**Stated task**
The entries below contain pictures. Retype everything except those pictures, exactly as given.
________________________________________
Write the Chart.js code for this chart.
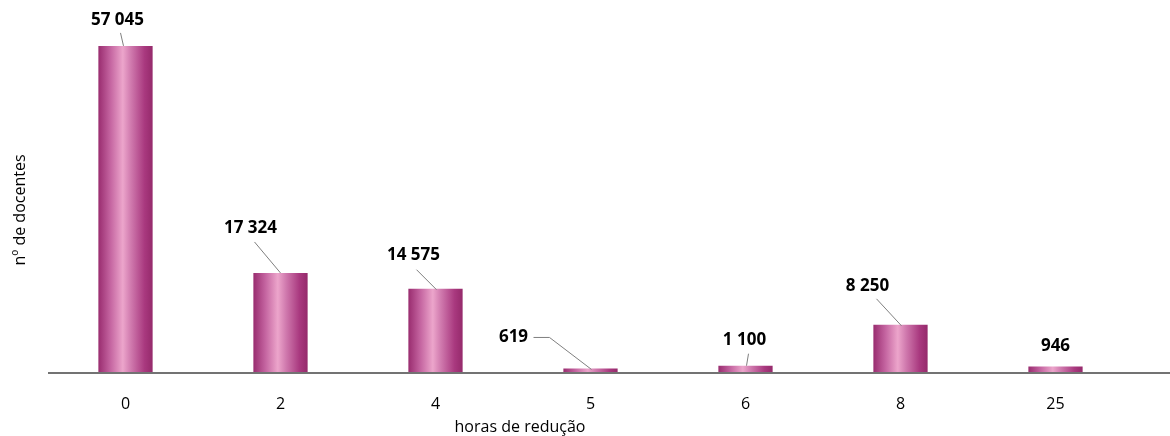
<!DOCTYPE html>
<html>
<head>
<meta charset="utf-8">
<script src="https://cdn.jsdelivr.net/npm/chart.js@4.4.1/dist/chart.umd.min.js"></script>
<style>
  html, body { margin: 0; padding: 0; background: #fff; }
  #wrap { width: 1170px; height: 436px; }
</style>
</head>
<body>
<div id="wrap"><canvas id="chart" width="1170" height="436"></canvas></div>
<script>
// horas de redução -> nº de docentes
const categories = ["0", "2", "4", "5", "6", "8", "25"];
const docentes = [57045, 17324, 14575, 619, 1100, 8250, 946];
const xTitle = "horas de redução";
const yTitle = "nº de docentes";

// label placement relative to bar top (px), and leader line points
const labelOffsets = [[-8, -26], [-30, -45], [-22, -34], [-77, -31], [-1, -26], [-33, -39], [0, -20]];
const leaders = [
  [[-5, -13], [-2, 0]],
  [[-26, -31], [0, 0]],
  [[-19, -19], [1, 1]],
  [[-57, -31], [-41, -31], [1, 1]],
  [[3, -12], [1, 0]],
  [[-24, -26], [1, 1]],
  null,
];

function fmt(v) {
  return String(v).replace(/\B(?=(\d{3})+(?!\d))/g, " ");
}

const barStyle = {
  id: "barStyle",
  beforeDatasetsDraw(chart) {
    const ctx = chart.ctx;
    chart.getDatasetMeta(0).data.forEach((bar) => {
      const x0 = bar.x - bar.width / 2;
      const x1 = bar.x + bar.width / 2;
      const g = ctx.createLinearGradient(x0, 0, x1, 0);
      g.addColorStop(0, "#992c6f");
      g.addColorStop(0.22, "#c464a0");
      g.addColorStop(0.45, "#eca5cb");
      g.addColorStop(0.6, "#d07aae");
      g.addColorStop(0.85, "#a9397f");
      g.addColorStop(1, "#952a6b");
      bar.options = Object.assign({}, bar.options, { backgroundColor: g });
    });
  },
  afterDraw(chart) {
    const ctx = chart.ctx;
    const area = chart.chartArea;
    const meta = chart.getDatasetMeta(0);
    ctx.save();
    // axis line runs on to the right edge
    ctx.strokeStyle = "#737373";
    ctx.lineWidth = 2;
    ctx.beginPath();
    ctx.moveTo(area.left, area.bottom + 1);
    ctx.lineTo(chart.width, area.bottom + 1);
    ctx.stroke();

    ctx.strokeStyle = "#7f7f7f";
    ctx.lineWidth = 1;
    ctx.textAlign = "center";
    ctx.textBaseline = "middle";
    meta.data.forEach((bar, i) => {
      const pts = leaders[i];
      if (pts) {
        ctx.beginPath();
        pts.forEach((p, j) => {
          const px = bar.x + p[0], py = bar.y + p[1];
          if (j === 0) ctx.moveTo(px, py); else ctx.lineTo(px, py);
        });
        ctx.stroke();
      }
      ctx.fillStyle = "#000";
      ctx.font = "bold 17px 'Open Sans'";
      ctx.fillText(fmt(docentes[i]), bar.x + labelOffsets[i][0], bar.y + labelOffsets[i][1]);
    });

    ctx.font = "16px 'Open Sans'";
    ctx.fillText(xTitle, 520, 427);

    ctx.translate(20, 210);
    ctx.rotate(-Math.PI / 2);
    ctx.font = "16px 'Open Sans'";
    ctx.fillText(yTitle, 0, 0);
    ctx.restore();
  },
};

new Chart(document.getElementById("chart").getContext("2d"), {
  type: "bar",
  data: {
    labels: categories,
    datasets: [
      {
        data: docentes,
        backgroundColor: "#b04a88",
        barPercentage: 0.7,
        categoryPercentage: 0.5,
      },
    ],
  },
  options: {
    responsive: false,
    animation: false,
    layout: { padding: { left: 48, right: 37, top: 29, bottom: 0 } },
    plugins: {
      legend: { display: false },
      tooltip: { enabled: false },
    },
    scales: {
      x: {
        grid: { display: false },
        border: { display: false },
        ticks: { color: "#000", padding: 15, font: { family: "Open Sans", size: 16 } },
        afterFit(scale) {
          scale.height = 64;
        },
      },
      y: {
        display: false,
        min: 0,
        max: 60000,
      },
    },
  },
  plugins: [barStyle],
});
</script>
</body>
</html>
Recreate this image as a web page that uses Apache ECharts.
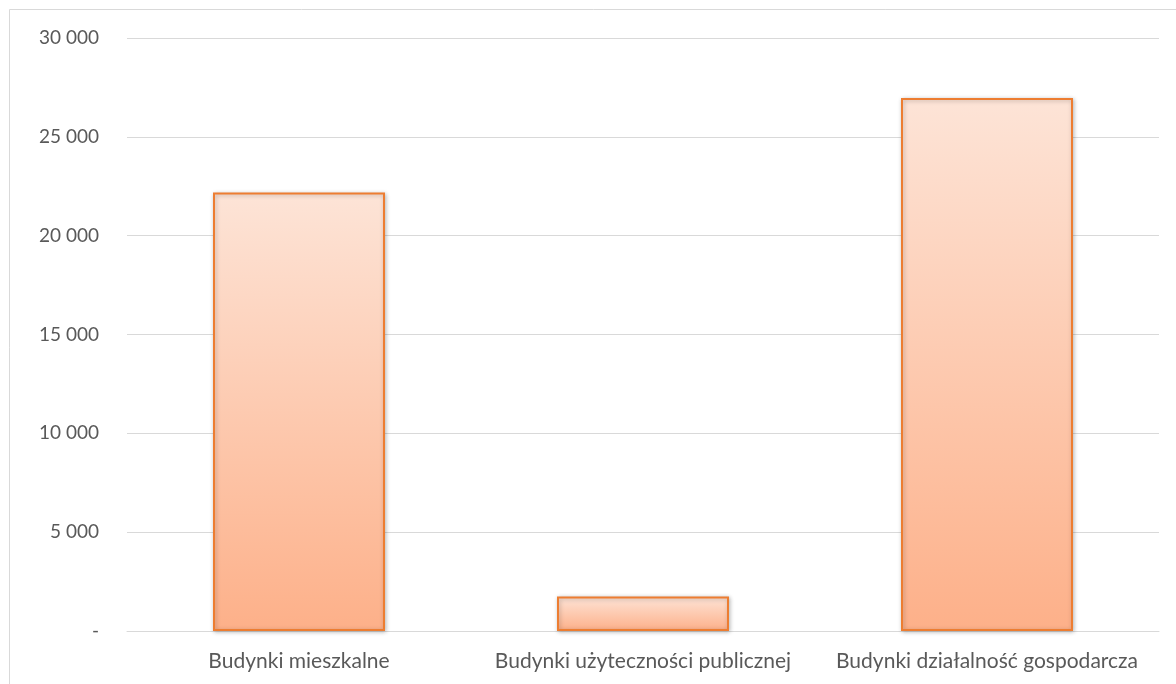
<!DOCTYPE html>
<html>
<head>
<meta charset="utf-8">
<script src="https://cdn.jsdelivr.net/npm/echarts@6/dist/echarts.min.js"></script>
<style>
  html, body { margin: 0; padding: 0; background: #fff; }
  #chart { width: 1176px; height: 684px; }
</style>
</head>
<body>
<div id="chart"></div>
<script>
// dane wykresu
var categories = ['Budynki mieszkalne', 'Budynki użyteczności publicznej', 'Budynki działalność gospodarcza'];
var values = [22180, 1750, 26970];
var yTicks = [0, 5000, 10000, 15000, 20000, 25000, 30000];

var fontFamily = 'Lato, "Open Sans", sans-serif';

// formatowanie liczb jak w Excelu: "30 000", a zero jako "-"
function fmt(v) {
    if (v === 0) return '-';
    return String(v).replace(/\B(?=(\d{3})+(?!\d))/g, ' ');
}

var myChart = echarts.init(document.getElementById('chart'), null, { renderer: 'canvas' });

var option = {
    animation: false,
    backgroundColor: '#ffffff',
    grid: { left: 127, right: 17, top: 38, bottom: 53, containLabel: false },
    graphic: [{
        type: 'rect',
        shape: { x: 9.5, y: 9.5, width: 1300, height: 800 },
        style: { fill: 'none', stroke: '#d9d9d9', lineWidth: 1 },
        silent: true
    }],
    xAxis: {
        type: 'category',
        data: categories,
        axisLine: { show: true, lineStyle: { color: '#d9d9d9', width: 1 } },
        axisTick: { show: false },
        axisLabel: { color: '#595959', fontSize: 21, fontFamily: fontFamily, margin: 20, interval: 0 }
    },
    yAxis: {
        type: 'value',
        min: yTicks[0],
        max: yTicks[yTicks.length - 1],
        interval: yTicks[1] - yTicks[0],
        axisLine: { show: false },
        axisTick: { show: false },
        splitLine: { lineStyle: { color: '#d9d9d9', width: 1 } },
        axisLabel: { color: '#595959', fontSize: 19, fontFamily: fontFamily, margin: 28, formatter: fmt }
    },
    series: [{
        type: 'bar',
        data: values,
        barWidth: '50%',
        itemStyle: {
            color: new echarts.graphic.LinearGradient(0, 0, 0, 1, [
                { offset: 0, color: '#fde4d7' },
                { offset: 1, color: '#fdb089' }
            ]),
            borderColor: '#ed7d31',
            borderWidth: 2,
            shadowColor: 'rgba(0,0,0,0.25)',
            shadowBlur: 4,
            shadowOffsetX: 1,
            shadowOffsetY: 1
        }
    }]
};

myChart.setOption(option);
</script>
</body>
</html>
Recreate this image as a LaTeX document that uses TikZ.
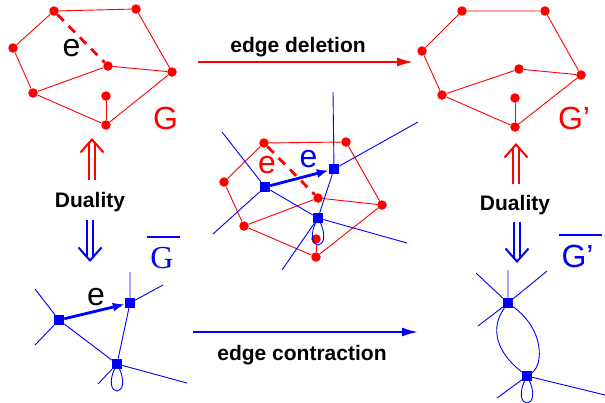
________________________________________
**Answer**
Write the Chart.js code for this chart.
<!DOCTYPE html>
<html>
<head>
<meta charset="utf-8">
<script src="https://cdn.jsdelivr.net/npm/chart.js@4.4.1/dist/chart.umd.min.js"></script>
<style>
  html, body { margin: 0; padding: 0; background: #fff; }
  #wrap { width: 1170px; height: 436px; }
</style>
</head>
<body>
<div id="wrap"><canvas id="chart" width="1170" height="436"></canvas></div>
<script>
// horas de redução -> nº de docentes
const categories = ["0", "2", "4", "5", "6", "8", "25"];
const docentes = [57045, 17324, 14575, 619, 1100, 8250, 946];
const xTitle = "horas de redução";
const yTitle = "nº de docentes";

// label placement relative to bar top (px), and leader line points
const labelOffsets = [[-8, -26], [-30, -45], [-22, -34], [-77, -31], [-1, -26], [-33, -39], [0, -20]];
const leaders = [
  [[-5, -13], [-2, 0]],
  [[-26, -31], [0, 0]],
  [[-19, -19], [1, 1]],
  [[-57, -31], [-41, -31], [1, 1]],
  [[3, -12], [1, 0]],
  [[-24, -26], [1, 1]],
  null,
];

function fmt(v) {
  return String(v).replace(/\B(?=(\d{3})+(?!\d))/g, " ");
}

const barStyle = {
  id: "barStyle",
  beforeDatasetsDraw(chart) {
    const ctx = chart.ctx;
    chart.getDatasetMeta(0).data.forEach((bar) => {
      const x0 = bar.x - bar.width / 2;
      const x1 = bar.x + bar.width / 2;
      const g = ctx.createLinearGradient(x0, 0, x1, 0);
      g.addColorStop(0, "#992c6f");
      g.addColorStop(0.22, "#c464a0");
      g.addColorStop(0.45, "#eca5cb");
      g.addColorStop(0.6, "#d07aae");
      g.addColorStop(0.85, "#a9397f");
      g.addColorStop(1, "#952a6b");
      bar.options = Object.assign({}, bar.options, { backgroundColor: g });
    });
  },
  afterDraw(chart) {
    const ctx = chart.ctx;
    const area = chart.chartArea;
    const meta = chart.getDatasetMeta(0);
    ctx.save();
    // axis line runs on to the right edge
    ctx.strokeStyle = "#737373";
    ctx.lineWidth = 2;
    ctx.beginPath();
    ctx.moveTo(area.left, area.bottom + 1);
    ctx.lineTo(chart.width, area.bottom + 1);
    ctx.stroke();

    ctx.strokeStyle = "#7f7f7f";
    ctx.lineWidth = 1;
    ctx.textAlign = "center";
    ctx.textBaseline = "middle";
    meta.data.forEach((bar, i) => {
      const pts = leaders[i];
      if (pts) {
        ctx.beginPath();
        pts.forEach((p, j) => {
          const px = bar.x + p[0], py = bar.y + p[1];
          if (j === 0) ctx.moveTo(px, py); else ctx.lineTo(px, py);
        });
        ctx.stroke();
      }
      ctx.fillStyle = "#000";
      ctx.font = "bold 17px 'Open Sans'";
      ctx.fillText(fmt(docentes[i]), bar.x + labelOffsets[i][0], bar.y + labelOffsets[i][1]);
    });

    ctx.font = "16px 'Open Sans'";
    ctx.fillText(xTitle, 520, 427);

    ctx.translate(20, 210);
    ctx.rotate(-Math.PI / 2);
    ctx.font = "16px 'Open Sans'";
    ctx.fillText(yTitle, 0, 0);
    ctx.restore();
  },
};

new Chart(document.getElementById("chart").getContext("2d"), {
  type: "bar",
  data: {
    labels: categories,
    datasets: [
      {
        data: docentes,
        backgroundColor: "#b04a88",
        barPercentage: 0.7,
        categoryPercentage: 0.5,
      },
    ],
  },
  options: {
    responsive: false,
    animation: false,
    layout: { padding: { left: 48, right: 37, top: 29, bottom: 0 } },
    plugins: {
      legend: { display: false },
      tooltip: { enabled: false },
    },
    scales: {
      x: {
        grid: { display: false },
        border: { display: false },
        ticks: { color: "#000", padding: 15, font: { family: "Open Sans", size: 16 } },
        afterFit(scale) {
          scale.height = 64;
        },
      },
      y: {
        display: false,
        min: 0,
        max: 60000,
      },
    },
  },
  plugins: [barStyle],
});
</script>
</body>
</html>
Recreate this image as a web page that uses Apache ECharts.
<!DOCTYPE html>
<html>
<head>
<meta charset="utf-8">
<script src="https://cdn.jsdelivr.net/npm/echarts@6/dist/echarts.min.js"></script>
<style>
  html, body { margin: 0; padding: 0; background: #fff; }
  #chart { width: 1176px; height: 684px; }
</style>
</head>
<body>
<div id="chart"></div>
<script>
// dane wykresu
var categories = ['Budynki mieszkalne', 'Budynki użyteczności publicznej', 'Budynki działalność gospodarcza'];
var values = [22180, 1750, 26970];
var yTicks = [0, 5000, 10000, 15000, 20000, 25000, 30000];

var fontFamily = 'Lato, "Open Sans", sans-serif';

// formatowanie liczb jak w Excelu: "30 000", a zero jako "-"
function fmt(v) {
    if (v === 0) return '-';
    return String(v).replace(/\B(?=(\d{3})+(?!\d))/g, ' ');
}

var myChart = echarts.init(document.getElementById('chart'), null, { renderer: 'canvas' });

var option = {
    animation: false,
    backgroundColor: '#ffffff',
    grid: { left: 127, right: 17, top: 38, bottom: 53, containLabel: false },
    graphic: [{
        type: 'rect',
        shape: { x: 9.5, y: 9.5, width: 1300, height: 800 },
        style: { fill: 'none', stroke: '#d9d9d9', lineWidth: 1 },
        silent: true
    }],
    xAxis: {
        type: 'category',
        data: categories,
        axisLine: { show: true, lineStyle: { color: '#d9d9d9', width: 1 } },
        axisTick: { show: false },
        axisLabel: { color: '#595959', fontSize: 21, fontFamily: fontFamily, margin: 20, interval: 0 }
    },
    yAxis: {
        type: 'value',
        min: yTicks[0],
        max: yTicks[yTicks.length - 1],
        interval: yTicks[1] - yTicks[0],
        axisLine: { show: false },
        axisTick: { show: false },
        splitLine: { lineStyle: { color: '#d9d9d9', width: 1 } },
        axisLabel: { color: '#595959', fontSize: 19, fontFamily: fontFamily, margin: 28, formatter: fmt }
    },
    series: [{
        type: 'bar',
        data: values,
        barWidth: '50%',
        itemStyle: {
            color: new echarts.graphic.LinearGradient(0, 0, 0, 1, [
                { offset: 0, color: '#fde4d7' },
                { offset: 1, color: '#fdb089' }
            ]),
            borderColor: '#ed7d31',
            borderWidth: 2,
            shadowColor: 'rgba(0,0,0,0.25)',
            shadowBlur: 4,
            shadowOffsetX: 1,
            shadowOffsetY: 1
        }
    }]
};

myChart.setOption(option);
</script>
</body>
</html>
Recreate this image as a LaTeX document that uses TikZ.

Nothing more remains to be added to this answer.